Microchip Technology Inc. Başkan Yardımcısı ve bilgi güvenliği uygulamalarında kullanılan ürünlerin yönetiminden sorumlu olan Nuri Dağdeviren, tüm dünyayı etkisi altına alan çip krizinde ABD ve Çin arasında yaşanan hegomonyanın etkili olduğunu söyleyerek ekliyor: Bu iki ülkenin mücadelesinden bağımsız daha büyük etkenler de ön plana çıktı. Herhangi bir kıtlık durumu gibi bu durum da herkesin kendi ihtiyacını öncelikle karşılamak üzere her türlü yaklaşımı denediği bir süreç başlattı. Uzun dönemde aynı durumla tekrar karşılaşmamak adına en büyük ölçeklerde bu teknolojileri kullanan ülkeler, tedarik zincirini mümkün olduğunca kendi kontrollerine almak için stratejik yatırımlara başvuruyor.

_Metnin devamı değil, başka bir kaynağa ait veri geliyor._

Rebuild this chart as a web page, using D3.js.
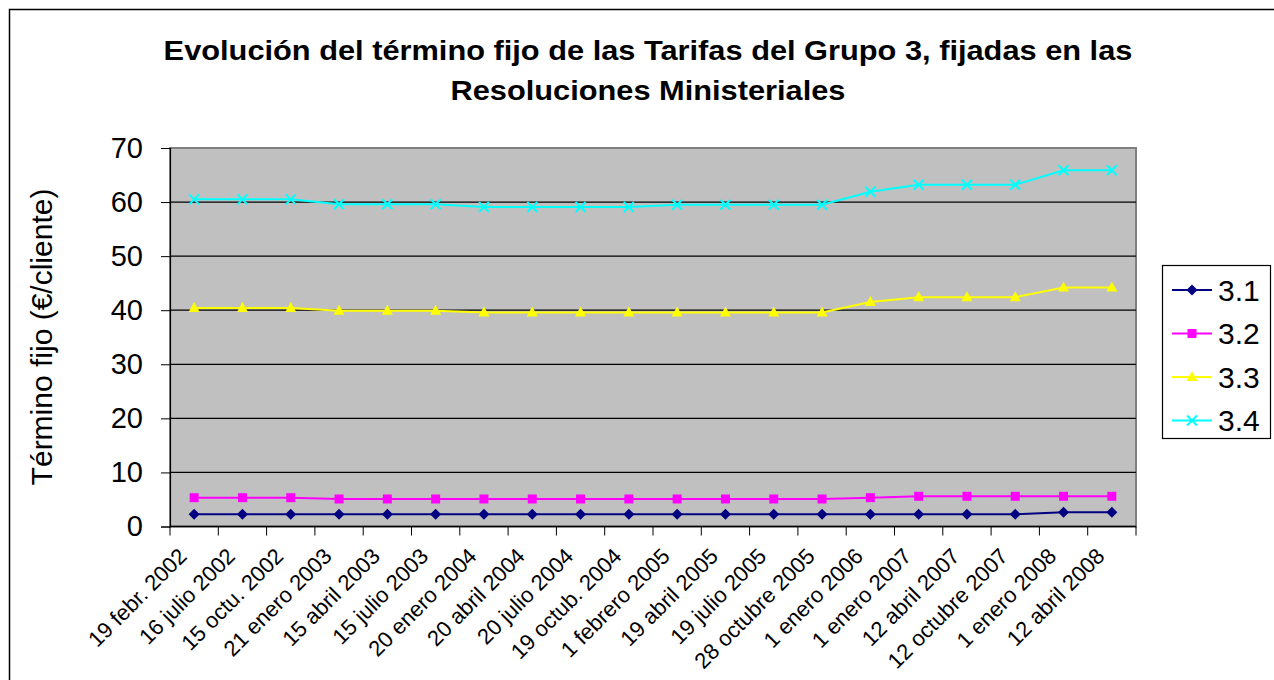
<!DOCTYPE html>
<html>
<head>
<meta charset="utf-8">
<script src="https://cdn.jsdelivr.net/npm/d3@7"></script>
<style>
  body { margin: 0; background: #fff; }
  text { font-family: Arial, "Liberation Sans", sans-serif; }
</style>
</head>
<body>
<div id="chart"></div>
<script>
const categories = [
  "19 febr. 2002", "16 julio 2002", "15 octu. 2002", "21 enero 2003", "15 abril 2003",
  "15 julio 2003", "20 enero 2004", "20 abril 2004", "20 julio 2004", "19 octub. 2004",
  "1 febrero 2005", "19 abril 2005", "19 julio 2005", "28 octubre 2005", "1 enero 2006",
  "1 enero 2007", "12 abril 2007", "12 octubre 2007", "1 enero 2008", "12 abril 2008"
];
const serie31 = [2.26, 2.26, 2.26, 2.26, 2.26, 2.26, 2.26, 2.26, 2.26, 2.26,
                 2.26, 2.26, 2.26, 2.26, 2.26, 2.26, 2.26, 2.26, 2.63, 2.63];
const serie32 = [5.33, 5.33, 5.33, 5.09, 5.09, 5.09, 5.09, 5.09, 5.09, 5.09,
                 5.09, 5.09, 5.09, 5.09, 5.33, 5.59, 5.59, 5.59, 5.59, 5.59];
const serie33 = [40.4, 40.4, 40.4, 39.9, 39.9, 39.9, 39.6, 39.6, 39.6, 39.6,
                 39.6, 39.6, 39.6, 39.6, 41.5, 42.4, 42.4, 42.4, 44.2, 44.2];
const serie34 = [60.5, 60.5, 60.5, 59.6, 59.6, 59.6, 59.1, 59.1, 59.1, 59.1,
                 59.5, 59.5, 59.5, 59.5, 61.9, 63.2, 63.2, 63.2, 65.9, 65.9];
const seriesNames = ["3.1", "3.2", "3.3", "3.4"];
const yTicks = [0, 10, 20, 30, 40, 50, 60, 70];

const series = [
  { name: seriesNames[0], values: serie31, color: "#000080", symbol: "diamond" },
  { name: seriesNames[1], values: serie32, color: "#FF00FF", symbol: "square" },
  { name: seriesNames[2], values: serie33, color: "#FFFF00", symbol: "triangle" },
  { name: seriesNames[3], values: serie34, color: "#00FFFF", symbol: "x" }
];

const svg = d3.select("#chart").append("svg")
  .attr("width", 1274)
  .attr("height", 680);

// marco del gráfico
svg.append("rect")
  .attr("x", 9.5).attr("y", 9.5)
  .attr("width", 1300).attr("height", 720)
  .attr("fill", "#fff")
  .attr("stroke", "#000")
  .attr("stroke-width", 1.5);

const plotLeft = 170, plotRight = 1136, plotTop = 148, plotBottom = 526.5;

const x = d3.scaleBand().domain(categories).range([plotLeft, plotRight]);
const y = d3.scaleLinear().domain([0, 70]).range([plotBottom, plotTop]);

// área de trazado
svg.append("rect")
  .attr("x", plotLeft).attr("y", plotTop)
  .attr("width", plotRight - plotLeft).attr("height", plotBottom - plotTop)
  .attr("fill", "#C0C0C0")
  .attr("stroke", "#808080")
  .attr("stroke-width", 2);

svg.selectAll("line.hgrid")
  .data(yTicks.slice(1, -1))
  .enter().append("line")
  .attr("class", "hgrid")
  .attr("x1", plotLeft).attr("x2", plotRight)
  .attr("y1", d => y(d)).attr("y2", d => y(d))
  .attr("stroke", "#000")
  .attr("stroke-width", 1.2);

// eje Y
const yAxis = svg.append("g")
  .attr("transform", `translate(${plotLeft},0)`)
  .call(d3.axisLeft(y).tickValues(yTicks).tickSize(9).tickPadding(18));
yAxis.select(".domain").attr("stroke", "#000").attr("stroke-width", 1.2);
yAxis.selectAll(".tick line").attr("stroke", "#000");
yAxis.selectAll("text")
  .attr("font-size", "29px")
  .attr("font-family", "Arial, 'Liberation Sans', sans-serif")
  .attr("fill", "#000");

// eje X
const xTickPos = categories.map(c => x(c)).concat([plotRight]);
svg.append("line")
  .attr("x1", plotLeft).attr("x2", plotRight)
  .attr("y1", plotBottom).attr("y2", plotBottom)
  .attr("stroke", "#000").attr("stroke-width", 1.5);
svg.selectAll("line.xtick")
  .data(xTickPos)
  .enter().append("line")
  .attr("class", "xtick")
  .attr("x1", d => d).attr("x2", d => d)
  .attr("y1", plotBottom).attr("y2", plotBottom + 9)
  .attr("stroke", "#000");

svg.selectAll("text.xlabel")
  .data(categories)
  .enter().append("text")
  .attr("class", "xlabel")
  .attr("text-anchor", "end")
  .attr("font-size", "22px")
  .attr("fill", "#000")
  .attr("transform", d => `translate(${x(d) + x.bandwidth() / 2 - 6},${plotBottom + 31}) rotate(-45)`)
  .text(d => d);

// título del eje Y
svg.append("text")
  .attr("transform", `translate(52,337) rotate(-90)`)
  .attr("text-anchor", "middle")
  .attr("font-size", "30px")
  .attr("fill", "#000")
  .text("Término fijo (€/cliente)");

// título (el original está algo ensanchado en horizontal)
const title = svg.append("text")
  .attr("text-anchor", "middle")
  .attr("font-size", "27px")
  .attr("font-weight", "bold")
  .attr("fill", "#000")
  .attr("transform", "translate(648,0) scale(1.14,1)");
title.append("tspan").attr("x", 0).attr("y", 60)
  .text("Evolución del término fijo de las Tarifas del Grupo 3, fijadas en las");
title.append("tspan").attr("x", 0).attr("y", 100)
  .text("Resoluciones Ministeriales");

// líneas y marcadores
const line = d3.line()
  .x((d, i) => x(categories[i]) + x.bandwidth() / 2)
  .y(d => y(d));

function drawMarker(g, s, cx, cy) {
  let d;
  if (s.symbol === "x") {
    const r = 5;
    g.append("path")
      .attr("d", `M${cx - r},${cy - r}L${cx + r},${cy + r}M${cx - r},${cy + r}L${cx + r},${cy - r}`)
      .attr("stroke", s.color).attr("stroke-width", 2).attr("fill", "none");
    return;
  }
  if (s.symbol === "diamond") {
    d = `M${cx},${cy - 5.5}L${cx + 5.5},${cy}L${cx},${cy + 5.5}L${cx - 5.5},${cy}Z`;
  } else if (s.symbol === "square") {
    d = `M${cx - 4.5},${cy - 4.5}h9v9h-9Z`;
  } else {
    d = `M${cx},${cy - 6}L${cx + 5.5},${cy + 4}L${cx - 5.5},${cy + 4}Z`;
  }
  g.append("path").attr("d", d).attr("fill", s.color);
}

series.forEach(s => {
  svg.append("path")
    .datum(s.values)
    .attr("fill", "none")
    .attr("stroke", s.color)
    .attr("stroke-width", 2)
    .attr("d", line);
  const g = svg.append("g");
  s.values.forEach((v, i) => {
    drawMarker(g, s, x(categories[i]) + x.bandwidth() / 2, y(v));
  });
});

// leyenda
svg.append("rect")
  .attr("x", 1162.5).attr("y", 265.5)
  .attr("width", 108).attr("height", 173)
  .attr("fill", "#fff")
  .attr("stroke", "#000")
  .attr("stroke-width", 1.2);

series.forEach((s, i) => {
  const ly = 290 + i * 43.5;
  svg.append("line")
    .attr("x1", 1172).attr("x2", 1212)
    .attr("y1", ly).attr("y2", ly)
    .attr("stroke", s.color).attr("stroke-width", 2);
  drawMarker(svg.append("g"), s, 1192, ly);
  svg.append("text")
    .attr("x", 1218).attr("y", ly)
    .attr("dy", "0.36em")
    .attr("font-size", "30px")
    .attr("fill", "#000")
    .text(s.name);
});
</script>
</body>
</html>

İhtiyaç açığının tek sebebi stok yapmak
Bu arz-talep dengesizliğinin altında yatan ana etkenin talebin beklenmedik oranlarda artması olduğuna dikkat çeken Dağdeviren; “Arz artmasına rağmen talepteki bu orantısız artışı karşılayamıyor. Bütün ülkeler ve sektörler bu krizden etkilendi ve etkilenmeye de devam ediyor. Bu durumdan etkilenen herkes kriz öncesi beklentilere göre daha çok iş yapıyor ama beklenmedik seviyede ortaya çıkan büyük fırsatları tamamen yakalayamıyor. Böyle durumlarda kritik ihtiyaç olan mallarda stok oluşturmak, işi daha da zorlaştıran en büyük etken oluyor. Bir müşterinin kendi güvencesi için yarattığı stok diğer müşterinin ihtiyaç açığına yol açıyor. Gelen siparişlerin gerçekten kritik ihtiyaçlara karşılık geldiğini teyit etmek için elimizden gelen bütün mekanizmaları devreye sokuyoruz” diyor ve krizin 2022 yılının ikinci yarısından önce bitmeyeceğini ekliyor.